March 27, 2014 13:17

Thomas de Waal Senior associate for the Caucasus with the Carnegie
Endowment for International Peace

The repercussions of the Russian takeover of Crimea continue to
cascade across the post-Soviet space.

President Vladimir Putin's move has re-opened the Pandora's Box of
sovereignty disputes that spread conflict across the region in the
1990s. In the Caucasus, the protagonists are now re-assessing what
this means for the unresolved conflicts of that era.

The spokesman for the president of Abkhazia has said that there
is no question of joining the Russian Federation. Others in
Abkhazia-specifically Russians and some Armenians - may disagree.

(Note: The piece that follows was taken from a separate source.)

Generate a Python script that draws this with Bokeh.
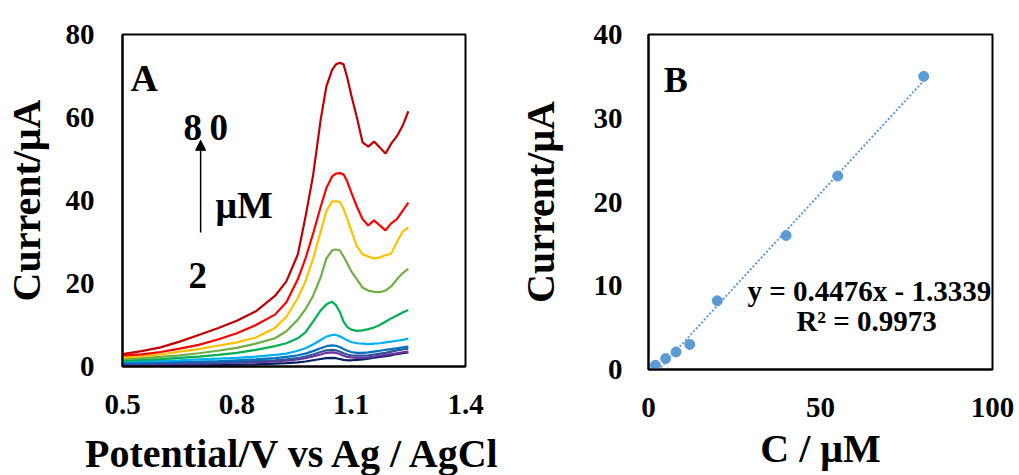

It is not a good moment to stir up Nagorny Karabakh, the oldest and
biggest of the conflicts.The spring thaw in the mountains often causes
breaches in the ceasefire-and, sad to say, two Armenian soldiers have
been reported killed in the past week.

Over the years Russia has had several agendas and changing roles in
Karabakh, from active meddling during the conflict and negotiating
the 1994 ceasefire to a long period of fairly harmonious cooperation
with the other two mediators in the OSCE Minsk Group, France and the
United States, since 1998.

Has this changed? The Minsk Group will probably survive-indeed the
French and U.S. co-chairs just traveled to Moscow. But its ability to
deliver a peace settlement now looks even more diminished and Vladimir
Putin's calculus on Karabakh is likely to be different from what it
was a few months ago, as it is on everything else in his "near abroad."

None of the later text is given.